Она отставила бокал. Я почувствовал на себе её непроницаемочёрный, кофейный, я бы сказал, взгляд.

«Знаю, – сказала она, – о чём ты думаешь. (Наконец, и она перешла на ты). Ты думаешь: будь она на шестьдесят лет моложе, уж я бы её не пропустил… У тебя грязное воображение. Признайся, я тебе нравлюсь!»

Я идиотски осклабился.

«Что же ты медлишь?»

Я сделал вид, что хочу подняться, это в самом деле было непросто.

«Сиди… – она презрительно махнула рукой. – Не о том речь».

Явились сыры, фрукты и кувшины с мальвазией.

«Ты сказала, мы не дошли до главного… Что же главное?»

«Главное… Главное – вопрос о смысле. Высший смысл – это бессмыслица. Высший ответ… Ты разглагольствовал о том, что пожертвовал родиной ради литературы… Тебе не приходила в голову простая мысль, для чего ты пишешь? Для кого… Посмотри вокруг».

Я обернулся. Под сводами было темно.

«Цивилизация переродилась. Плебс объелся хлебом и зрелищами. Литература ему не нужна».

Свечи уменьшились на две трети, воск капал на скатерть. Мы лениво лакомились миндальным тортом, фрустингольским пирогом с финиками, миланской шарлоткой, занялись засахаренными потрохами сабинского единорога и запивали их граппой, бенедиктином и густым смолистым вином цвета звёздной ночи.

«Есть много всяких теорий, и медицинских, и каких угодно. Всё это не основание. Всё это только повод. Поводы всегда найдутся. Причина, подлинная, глубокая причина, всегда одна.
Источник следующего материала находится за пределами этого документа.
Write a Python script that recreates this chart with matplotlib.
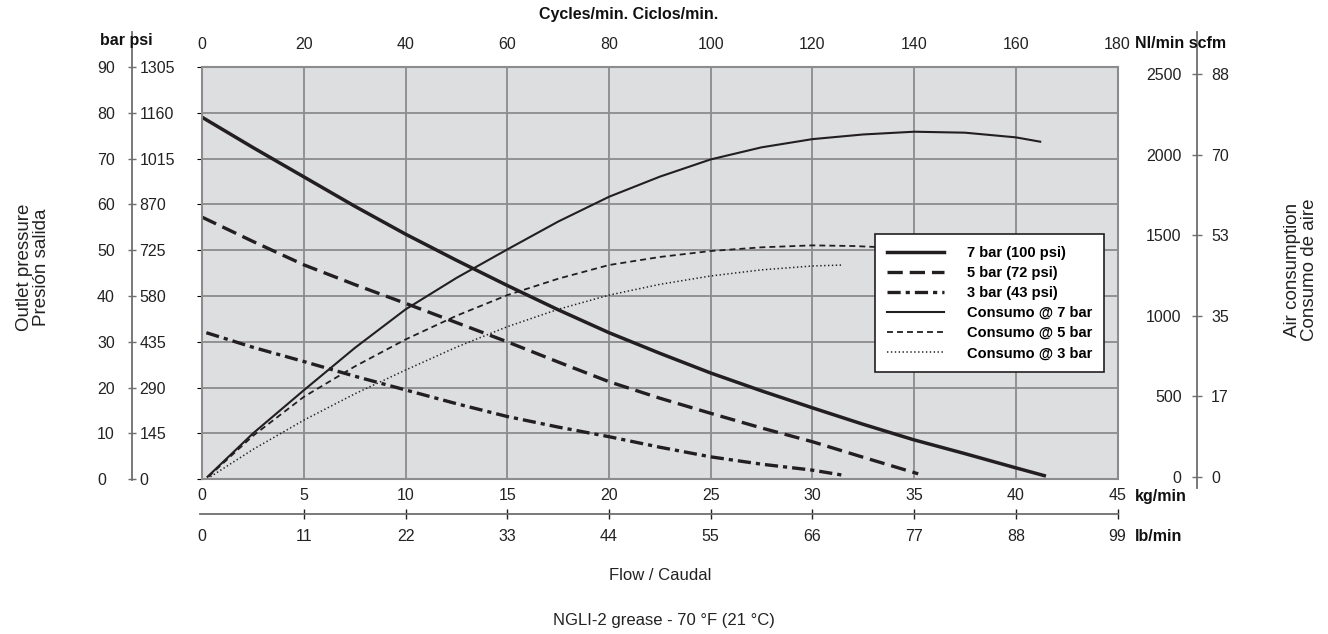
import matplotlib
matplotlib.use('Agg')
import matplotlib.pyplot as plt

plt.rcParams['font.family'] = ['Liberation Sans', 'DejaVu Sans']
plt.rcParams['lines.scale_dashes'] = False

# pressure curves (bar) vs flow (kg/min)
kg_7 = [0, 2.5, 5, 7.5, 10, 12.5, 15, 17.5, 20, 22.5, 25, 27.5, 30, 32.5, 35, 37.5, 40, 41.4]
bar_7 = [79, 72.4, 66, 59.6, 53.5, 47.8, 42.3, 37, 32, 27.5, 23.2, 19.3, 15.6, 12, 8.6, 5.6, 2.5, 0.8]
kg_5 = [0, 2.5, 5, 7.5, 10, 12.5, 15, 17.5, 20, 22.5, 25, 27.5, 30, 32.5, 35.2]
bar_5 = [57.2, 51.9, 46.8, 42.5, 38.4, 34.2, 30.0, 25.6, 21.3, 17.7, 14.4, 11.2, 8.2, 4.8, 1.2]
kg_3 = [0.2, 2.5, 5, 7.5, 10, 12.5, 15, 17.5, 20, 22.5, 25, 27.5, 30, 31.5]
bar_3 = [32, 28.8, 25.7, 22.5, 19.5, 16.5, 13.7, 11.4, 9.3, 7.0, 4.9, 3.3, 2.0, 0.9]

# air consumption (Nl/min) vs flow (kg/min)
kg_c7 = [0.26, 2.5, 5, 7.5, 10, 12.5, 15, 17.5, 20, 22.5, 25, 27.5, 30, 32.5, 35, 37.5, 40, 41.2]
nl_c7 = [0, 270, 538, 800, 1040, 1235, 1412, 1585, 1739, 1864, 1971, 2046, 2097, 2126, 2143, 2137, 2108, 2081]
kg_c5 = [0.3, 2.5, 5, 7.5, 10, 12.5, 15, 17.5, 20, 22.5, 25, 27.5, 30, 32, 33.5]
nl_c5 = [0, 255, 497, 685, 853, 1000, 1128, 1230, 1315, 1365, 1402, 1425, 1437, 1433, 1425]
kg_c3 = [0.4, 2.5, 5, 7.5, 10, 12.5, 15, 17.5, 20, 22.5, 25, 27.5, 30, 31.5]
nl_c3 = [0, 170, 352, 515, 663, 805, 932, 1040, 1128, 1195, 1247, 1285, 1309, 1315]

kg_ticks = [0, 5, 10, 15, 20, 25, 30, 35, 40, 45]
lb_ticks = [0, 11, 22, 33, 44, 55, 66, 77, 88, 99]
cycle_ticks = [0, 20, 40, 60, 80, 100, 120, 140, 160, 180]
bar_ticks = [0, 10, 20, 30, 40, 50, 60, 70, 80, 90]
psi_labels = ['0', '145', '290', '435', '580', '725', '870', '1015', '1160', '1305']
nl_ticks = [0, 500, 1000, 1500, 2000, 2500]
scfm_labels = ['0', '17', '35', '53', '70', '88']

W, H = 1328, 634
def fx(px):
    return px / W
def fy(py):
    return 1 - py / H

INK = '#231f20'
GRID = '#8c8c8c'
AXC = '#6e6e6e'
TXT = '#222222'
FS = 11.5

fig = plt.figure(figsize=(13.28, 6.34), dpi=100)

# main plot area
ax = fig.add_axes([fx(202.3), fy(479.3), (1117.5 - 202.3) / W, (479.3 - 67) / H])
ax.set_xlim(0, 45)
ax.set_ylim(0, 90)
ax.set_facecolor('#dddee0')
ax.set_xticks(kg_ticks)
ax.set_yticks(bar_ticks)
ax.grid(True, color=GRID, lw=1.3)
ax.set_axisbelow(True)
ax.tick_params(axis='y', left=False, labelleft=False)
ax.tick_params(axis='x', length=0, pad=6, labelsize=FS, colors=TXT)
for s in ax.spines.values():
    s.set_color(GRID)
    s.set_linewidth(1.5)

ax.plot(kg_7, bar_7, color=INK, lw=2.5, label='7 bar (100 psi)')
ax.plot(kg_5, bar_5, color=INK, lw=2.4, dashes=(11, 5), label='5 bar (72 psi)')
ax.plot(kg_3, bar_3, color=INK, lw=2.4, dashes=(9.5, 3.6, 3, 3.6), label='3 bar (43 psi)')

# cycles axis on top
top = ax.secondary_xaxis('top', functions=(lambda k: k * 4, lambda c: c / 4))
top.set_xticks(cycle_ticks)
top.tick_params(length=0, pad=11, labelsize=FS, colors=TXT)
top.spines['top'].set_visible(False)

# consumption curves on twin scale
ax2 = ax.twinx()
ax2.set_ylim(-16, 2545)
ax2.set_yticks([])
for s in ax2.spines.values():
    s.set_visible(False)
ax2.plot(kg_c7, nl_c7, color=INK, lw=1.5, label='Consumo @ 7 bar')
ax2.plot(kg_c5, nl_c5, color=INK, lw=1.3, dashes=(4.3, 2.9), label='Consumo @ 5 bar')
ax2.plot(kg_c3, nl_c3, color=INK, lw=1.1, dashes=(1, 1.8), label='Consumo @ 3 bar')

h1, l1 = ax.get_legend_handles_labels()
h2, l2 = ax2.get_legend_handles_labels()
leg = ax2.legend(h1 + h2, l1 + l2, loc='upper left',
                 bbox_to_anchor=(fx(875), fy(234)), bbox_transform=fig.transFigure,
                 borderaxespad=0, fancybox=False, framealpha=1, edgecolor=INK,
                 prop={'weight': 'bold', 'size': 10.5}, handlelength=3.9,
                 handletextpad=1.6, labelspacing=0.42, borderpad=0.8)
leg.get_frame().set_linewidth(1.2)

# left pressure scale (bar / psi)
axl = fig.add_axes([fx(131.7), fy(480), 0.0005, (480 - 32) / H])
axl.patch.set_visible(False)
axl.set_ylim(-0.153, 97.64)
axl.set_xticks([])
for k in ['right', 'top', 'bottom']:
    axl.spines[k].set_visible(False)
axl.spines['left'].set_color(AXC)
axl.spines['left'].set_linewidth(1.3)
axl.set_yticks(bar_ticks)
axl.set_yticklabels([str(b) for b in bar_ticks])
axl.tick_params(axis='y', direction='inout', length=6, width=1, color=AXC,
                pad=22, labelsize=FS, labelcolor=TXT)
for t in axl.get_yticklabels():
    t.set_horizontalalignment('left')
axl2 = axl.twinx()
axl2.set_ylim(-0.153, 97.64)
for s in axl2.spines.values():
    s.set_visible(False)
axl2.set_yticks(bar_ticks)
axl2.set_yticklabels(psi_labels)
axl2.tick_params(axis='y', length=0, pad=5, labelsize=FS, labelcolor=TXT)

# right air scale (Nl/min / scfm)
axr = fig.add_axes([fx(1197.3), fy(488), 0.0005, (488 - 32) / H])
axr.patch.set_visible(False)
axr.set_ylim(-70, 2762)
axr.set_xticks([])
for k in ['right', 'top', 'bottom']:
    axr.spines[k].set_visible(False)
axr.spines['left'].set_color(AXC)
axr.spines['left'].set_linewidth(1.3)
axr.set_yticks(nl_ticks)
axr.tick_params(axis='y', direction='inout', length=6.5, width=1, color=AXC,
                pad=8, labelsize=FS, labelcolor=TXT)
axr2 = axr.twinx()
axr2.set_ylim(-70, 2762)
for s in axr2.spines.values():
    s.set_visible(False)
axr2.set_yticks(nl_ticks)
axr2.set_yticklabels(scfm_labels)
axr2.tick_params(axis='y', length=0, pad=9.5, labelsize=FS, labelcolor=TXT)

# lb/min scale below
axb = fig.add_axes([fx(200), fy(514), (1117.5 - 200) / W, 0.0001])
axb.patch.set_visible(False)
axb.set_xlim(-0.113, 45)
axb.set_yticks([])
for k in ['left', 'right', 'top']:
    axb.spines[k].set_visible(False)
axb.spines['bottom'].set_color(AXC)
axb.spines['bottom'].set_linewidth(1.3)
axb.set_xticks([v / 2.2 for v in lb_ticks])
axb.set_xticklabels([str(v) for v in lb_ticks])
axb.tick_params(axis='x', direction='inout', length=7, width=1, color=INK,
                pad=7, labelsize=FS, labelcolor=TXT)
axb.xaxis.get_major_ticks()[0].tick1line.set_visible(False)

# titles and unit labels
bold = dict(fontsize=11.5, fontweight='bold', color='#111111', va='center')
fig.text(fx(126.5), fy(40), 'bar psi', ha='center', **bold)
fig.text(fx(1181), fy(44), 'Nl/min scfm', ha='center', **bold)
fig.text(fx(629), fy(15), 'Cycles/min. Ciclos/min.', ha='center', **bold)
fig.text(fx(1135), fy(496.7), 'kg/min', ha='left', **bold)
fig.text(fx(1135), fy(536.7), 'lb/min', ha='left', **bold)

fig.text(fx(660), fy(576), 'Flow / Caudal', ha='center', va='center', fontsize=12, color=TXT)
fig.text(fx(664), fy(620), 'NGLI-2 grease - 70 °F (21 °C)', ha='center', va='center',
         fontsize=12, color=TXT)
fig.text(fx(33), fy(267), 'Outlet pressure\nPresión salida', rotation=90, ha='center',
         va='center', multialignment='center', fontsize=13.5, linespacing=1.05, color=TXT)
fig.text(fx(1301), fy(270), 'Air consumption\nConsumo de aire', rotation=90, ha='center',
         va='center', multialignment='center', fontsize=13.5, linespacing=1.05, color=TXT)

fig.savefig('out.png', dpi=100)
Открытие, которое делают рано или поздно, которое, без сомнения, сделал и ты, pardon: вы… Даже если вы не отдавали себе в этом отчёта… Ну, ну, не делайте вид, будто вы не понимаете, о чём речь».

«Какое же открытие?» – спросил я, осушил бокал и, пожалуй, чересчур твёрдо поставил его на стол. Из мрака выскочил мальчик и вновь наполнил чашу.

«Будто вы не знаете».

Я пожал плечами.

«Будто вы не догадываетесь. Великое чувство пустоты. Вот что это такое».

И, отколупнув крышечку медальона, она показала мне. Я взглянул – там что-то лежало. Там ничего не было.

«И вот…» – продолжала хозяйка, устремив, словно в трансе, чёрно-слепой взор поверх стола, поверх безбрежной жизни, гнусной действительности.


«И вот человек начинает вести себя по-особому. Чувствовать себя по-особому. Всё, что он видит вокруг, становится знаком и приглашением. Он часами стоит на Бруклинском мосту. Взбирается на смотровую площадку Эйфелевой башни, чтобы, склонившись над барьером, вперяться в пропасть, на дне которой бродят крошечные люди и стоят игрушечные автомобили… Он коллекционирует снотворные таблетки. Садится в машину и несётся к месту, где достаточно слегка повернуть руль, и врежешься в скалу. Пробует прочность верёвки, привязав её к крюку, на котором висит люстра, в номере деревенской гостиницы, и редактирует текст, который должен остаться на столе. Он необыкновенно спокоен, как никогда не был спокоен и умиротворён в своей безалаберной жизни. Ибо он знает: его ждёт освобождение…»

У меня не было ни малейшей охоты поддерживать эту тему. Время было позднее; слуги деликатно удалились; на всякий случай я осведомился о ночлеге.

«Разумеется, что за вопрос. Чувствуйте себя как дома. В сущности, у вас нет никакого дома, ведь правда?»

«Завтра за мной приедут».

«Если приедут».

Я пропустил эти слова мимо ушей.

Наступило молчание. Старая дама вздохнула, хлопнула в ладоши. Одноглазый домоправитель предстал, явившись ниоткуда.

Она показала глазами в угол, слуга растолкал пса. Чёрберо поднялся, шатаясь, приковылял к хозяйке.

«Ключ», – сказала она кратко.

Зверь зацокал когтями по каменному полу и скрылся под тёмной аркой коридора. Немного погодя он показался наверху, в нерешительности стоял на площадке.